WRITTEN PROBLEM » Repeat each line exactly, leaving nothing out.

DATA SHOWN »
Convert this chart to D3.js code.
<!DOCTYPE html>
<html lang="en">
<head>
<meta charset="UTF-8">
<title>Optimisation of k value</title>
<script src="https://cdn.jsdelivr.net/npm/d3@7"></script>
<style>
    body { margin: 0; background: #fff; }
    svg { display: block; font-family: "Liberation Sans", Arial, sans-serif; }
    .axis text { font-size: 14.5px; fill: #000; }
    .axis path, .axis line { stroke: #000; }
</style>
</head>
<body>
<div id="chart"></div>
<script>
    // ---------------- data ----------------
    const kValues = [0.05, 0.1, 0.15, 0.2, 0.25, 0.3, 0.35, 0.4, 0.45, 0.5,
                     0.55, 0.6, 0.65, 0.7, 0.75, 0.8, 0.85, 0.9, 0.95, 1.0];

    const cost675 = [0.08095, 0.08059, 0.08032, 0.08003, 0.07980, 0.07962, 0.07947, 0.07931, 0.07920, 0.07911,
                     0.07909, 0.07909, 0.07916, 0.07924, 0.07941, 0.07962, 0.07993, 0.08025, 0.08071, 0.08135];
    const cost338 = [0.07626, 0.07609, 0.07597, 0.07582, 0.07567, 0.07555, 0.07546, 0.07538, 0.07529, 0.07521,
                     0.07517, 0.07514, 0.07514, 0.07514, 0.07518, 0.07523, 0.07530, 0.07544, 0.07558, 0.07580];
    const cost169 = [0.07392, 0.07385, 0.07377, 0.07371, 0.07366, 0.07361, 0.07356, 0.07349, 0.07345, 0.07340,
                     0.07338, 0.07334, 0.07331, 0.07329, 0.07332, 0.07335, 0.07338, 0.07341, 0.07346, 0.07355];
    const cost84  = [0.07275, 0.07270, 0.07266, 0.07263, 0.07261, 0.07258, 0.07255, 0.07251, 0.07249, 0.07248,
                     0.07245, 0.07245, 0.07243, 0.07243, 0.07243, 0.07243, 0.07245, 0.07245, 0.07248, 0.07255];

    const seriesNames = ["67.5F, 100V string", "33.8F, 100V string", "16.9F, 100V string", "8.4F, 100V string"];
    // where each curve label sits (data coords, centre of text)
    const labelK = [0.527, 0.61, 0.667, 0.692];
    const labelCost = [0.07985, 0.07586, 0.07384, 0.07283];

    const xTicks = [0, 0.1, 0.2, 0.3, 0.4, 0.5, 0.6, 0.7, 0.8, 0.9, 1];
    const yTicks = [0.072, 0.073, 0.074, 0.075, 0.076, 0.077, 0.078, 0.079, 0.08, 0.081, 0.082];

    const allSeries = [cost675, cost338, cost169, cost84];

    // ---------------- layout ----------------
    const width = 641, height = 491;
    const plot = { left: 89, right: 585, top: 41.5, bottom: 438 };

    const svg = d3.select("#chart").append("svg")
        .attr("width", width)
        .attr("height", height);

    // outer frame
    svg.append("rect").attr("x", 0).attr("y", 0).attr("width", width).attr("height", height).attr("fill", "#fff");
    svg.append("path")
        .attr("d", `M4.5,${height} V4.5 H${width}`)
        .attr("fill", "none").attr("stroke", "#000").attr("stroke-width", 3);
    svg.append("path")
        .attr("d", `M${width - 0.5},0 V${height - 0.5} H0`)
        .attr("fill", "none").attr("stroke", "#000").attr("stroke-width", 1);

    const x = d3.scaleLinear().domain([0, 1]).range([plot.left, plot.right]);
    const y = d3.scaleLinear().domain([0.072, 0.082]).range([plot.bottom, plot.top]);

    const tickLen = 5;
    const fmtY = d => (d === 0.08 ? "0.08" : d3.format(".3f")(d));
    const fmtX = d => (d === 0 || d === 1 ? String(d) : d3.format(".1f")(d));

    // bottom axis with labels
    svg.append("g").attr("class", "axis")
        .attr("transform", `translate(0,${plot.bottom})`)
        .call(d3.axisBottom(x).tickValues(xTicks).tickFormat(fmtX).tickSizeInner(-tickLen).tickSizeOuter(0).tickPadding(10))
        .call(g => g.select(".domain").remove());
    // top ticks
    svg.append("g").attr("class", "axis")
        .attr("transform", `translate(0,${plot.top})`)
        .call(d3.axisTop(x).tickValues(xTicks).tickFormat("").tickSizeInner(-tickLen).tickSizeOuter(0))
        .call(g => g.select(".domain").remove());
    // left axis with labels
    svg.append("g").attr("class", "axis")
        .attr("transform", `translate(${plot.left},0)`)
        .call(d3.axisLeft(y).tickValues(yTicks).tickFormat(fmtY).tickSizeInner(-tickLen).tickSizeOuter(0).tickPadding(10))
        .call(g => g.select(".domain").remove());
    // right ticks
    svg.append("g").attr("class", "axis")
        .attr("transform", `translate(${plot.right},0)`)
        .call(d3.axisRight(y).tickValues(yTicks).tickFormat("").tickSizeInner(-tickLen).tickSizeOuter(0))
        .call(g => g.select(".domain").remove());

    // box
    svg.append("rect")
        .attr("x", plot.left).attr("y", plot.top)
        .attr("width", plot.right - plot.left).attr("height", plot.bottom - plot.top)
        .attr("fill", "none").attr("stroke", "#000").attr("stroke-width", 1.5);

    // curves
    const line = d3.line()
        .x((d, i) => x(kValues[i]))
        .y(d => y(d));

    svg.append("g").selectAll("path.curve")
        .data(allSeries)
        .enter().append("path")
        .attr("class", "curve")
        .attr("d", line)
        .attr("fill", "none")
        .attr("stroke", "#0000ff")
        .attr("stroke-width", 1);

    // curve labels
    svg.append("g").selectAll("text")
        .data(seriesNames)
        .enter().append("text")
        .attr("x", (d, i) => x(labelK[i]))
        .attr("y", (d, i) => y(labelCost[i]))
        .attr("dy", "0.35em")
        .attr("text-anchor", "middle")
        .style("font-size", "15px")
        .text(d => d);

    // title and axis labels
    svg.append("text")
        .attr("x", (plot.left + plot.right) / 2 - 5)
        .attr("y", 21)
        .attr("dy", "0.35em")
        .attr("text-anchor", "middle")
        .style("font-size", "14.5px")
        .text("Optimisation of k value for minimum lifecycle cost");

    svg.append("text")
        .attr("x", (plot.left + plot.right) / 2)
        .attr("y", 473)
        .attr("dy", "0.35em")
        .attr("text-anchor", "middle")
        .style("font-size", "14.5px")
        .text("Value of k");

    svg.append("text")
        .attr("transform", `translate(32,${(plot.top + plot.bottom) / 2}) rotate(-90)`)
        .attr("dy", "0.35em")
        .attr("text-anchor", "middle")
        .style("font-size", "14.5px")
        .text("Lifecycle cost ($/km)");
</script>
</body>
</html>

REPLY »
Convert this chart to D3.js code.
<!DOCTYPE html>
<html lang="en">
<head>
<meta charset="UTF-8">
<title>Optimisation of k value</title>
<script src="https://cdn.jsdelivr.net/npm/d3@7"></script>
<style>
    body { margin: 0; background: #fff; }
    svg { display: block; font-family: "Liberation Sans", Arial, sans-serif; }
    .axis text { font-size: 14.5px; fill: #000; }
    .axis path, .axis line { stroke: #000; }
</style>
</head>
<body>
<div id="chart"></div>
<script>
    // ---------------- data ----------------
    const kValues = [0.05, 0.1, 0.15, 0.2, 0.25, 0.3, 0.35, 0.4, 0.45, 0.5,
                     0.55, 0.6, 0.65, 0.7, 0.75, 0.8, 0.85, 0.9, 0.95, 1.0];

    const cost675 = [0.08095, 0.08059, 0.08032, 0.08003, 0.07980, 0.07962, 0.07947, 0.07931, 0.07920, 0.07911,
                     0.07909, 0.07909, 0.07916, 0.07924, 0.07941, 0.07962, 0.07993, 0.08025, 0.08071, 0.08135];
    const cost338 = [0.07626, 0.07609, 0.07597, 0.07582, 0.07567, 0.07555, 0.07546, 0.07538, 0.07529, 0.07521,
                     0.07517, 0.07514, 0.07514, 0.07514, 0.07518, 0.07523, 0.07530, 0.07544, 0.07558, 0.07580];
    const cost169 = [0.07392, 0.07385, 0.07377, 0.07371, 0.07366, 0.07361, 0.07356, 0.07349, 0.07345, 0.07340,
                     0.07338, 0.07334, 0.07331, 0.07329, 0.07332, 0.07335, 0.07338, 0.07341, 0.07346, 0.07355];
    const cost84  = [0.07275, 0.07270, 0.07266, 0.07263, 0.07261, 0.07258, 0.07255, 0.07251, 0.07249, 0.07248,
                     0.07245, 0.07245, 0.07243, 0.07243, 0.07243, 0.07243, 0.07245, 0.07245, 0.07248, 0.07255];

    const seriesNames = ["67.5F, 100V string", "33.8F, 100V string", "16.9F, 100V string", "8.4F, 100V string"];
    // where each curve label sits (data coords, centre of text)
    const labelK = [0.527, 0.61, 0.667, 0.692];
    const labelCost = [0.07985, 0.07586, 0.07384, 0.07283];

    const xTicks = [0, 0.1, 0.2, 0.3, 0.4, 0.5, 0.6, 0.7, 0.8, 0.9, 1];
    const yTicks = [0.072, 0.073, 0.074, 0.075, 0.076, 0.077, 0.078, 0.079, 0.08, 0.081, 0.082];

    const allSeries = [cost675, cost338, cost169, cost84];

    // ---------------- layout ----------------
    const width = 641, height = 491;
    const plot = { left: 89, right: 585, top: 41.5, bottom: 438 };

    const svg = d3.select("#chart").append("svg")
        .attr("width", width)
        .attr("height", height);

    // outer frame
    svg.append("rect").attr("x", 0).attr("y", 0).attr("width", width).attr("height", height).attr("fill", "#fff");
    svg.append("path")
        .attr("d", `M4.5,${height} V4.5 H${width}`)
        .attr("fill", "none").attr("stroke", "#000").attr("stroke-width", 3);
    svg.append("path")
        .attr("d", `M${width - 0.5},0 V${height - 0.5} H0`)
        .attr("fill", "none").attr("stroke", "#000").attr("stroke-width", 1);

    const x = d3.scaleLinear().domain([0, 1]).range([plot.left, plot.right]);
    const y = d3.scaleLinear().domain([0.072, 0.082]).range([plot.bottom, plot.top]);

    const tickLen = 5;
    const fmtY = d => (d === 0.08 ? "0.08" : d3.format(".3f")(d));
    const fmtX = d => (d === 0 || d === 1 ? String(d) : d3.format(".1f")(d));

    // bottom axis with labels
    svg.append("g").attr("class", "axis")
        .attr("transform", `translate(0,${plot.bottom})`)
        .call(d3.axisBottom(x).tickValues(xTicks).tickFormat(fmtX).tickSizeInner(-tickLen).tickSizeOuter(0).tickPadding(10))
        .call(g => g.select(".domain").remove());
    // top ticks
    svg.append("g").attr("class", "axis")
        .attr("transform", `translate(0,${plot.top})`)
        .call(d3.axisTop(x).tickValues(xTicks).tickFormat("").tickSizeInner(-tickLen).tickSizeOuter(0))
        .call(g => g.select(".domain").remove());
    // left axis with labels
    svg.append("g").attr("class", "axis")
        .attr("transform", `translate(${plot.left},0)`)
        .call(d3.axisLeft(y).tickValues(yTicks).tickFormat(fmtY).tickSizeInner(-tickLen).tickSizeOuter(0).tickPadding(10))
        .call(g => g.select(".domain").remove());
    // right ticks
    svg.append("g").attr("class", "axis")
        .attr("transform", `translate(${plot.right},0)`)
        .call(d3.axisRight(y).tickValues(yTicks).tickFormat("").tickSizeInner(-tickLen).tickSizeOuter(0))
        .call(g => g.select(".domain").remove());

    // box
    svg.append("rect")
        .attr("x", plot.left).attr("y", plot.top)
        .attr("width", plot.right - plot.left).attr("height", plot.bottom - plot.top)
        .attr("fill", "none").attr("stroke", "#000").attr("stroke-width", 1.5);

    // curves
    const line = d3.line()
        .x((d, i) => x(kValues[i]))
        .y(d => y(d));

    svg.append("g").selectAll("path.curve")
        .data(allSeries)
        .enter().append("path")
        .attr("class", "curve")
        .attr("d", line)
        .attr("fill", "none")
        .attr("stroke", "#0000ff")
        .attr("stroke-width", 1);

    // curve labels
    svg.append("g").selectAll("text")
        .data(seriesNames)
        .enter().append("text")
        .attr("x", (d, i) => x(labelK[i]))
        .attr("y", (d, i) => y(labelCost[i]))
        .attr("dy", "0.35em")
        .attr("text-anchor", "middle")
        .style("font-size", "15px")
        .text(d => d);

    // title and axis labels
    svg.append("text")
        .attr("x", (plot.left + plot.right) / 2 - 5)
        .attr("y", 21)
        .attr("dy", "0.35em")
        .attr("text-anchor", "middle")
        .style("font-size", "14.5px")
        .text("Optimisation of k value for minimum lifecycle cost");

    svg.append("text")
        .attr("x", (plot.left + plot.right) / 2)
        .attr("y", 473)
        .attr("dy", "0.35em")
        .attr("text-anchor", "middle")
        .style("font-size", "14.5px")
        .text("Value of k");

    svg.append("text")
        .attr("transform", `translate(32,${(plot.top + plot.bottom) / 2}) rotate(-90)`)
        .attr("dy", "0.35em")
        .attr("text-anchor", "middle")
        .style("font-size", "14.5px")
        .text("Lifecycle cost ($/km)");
</script>
</body>
</html>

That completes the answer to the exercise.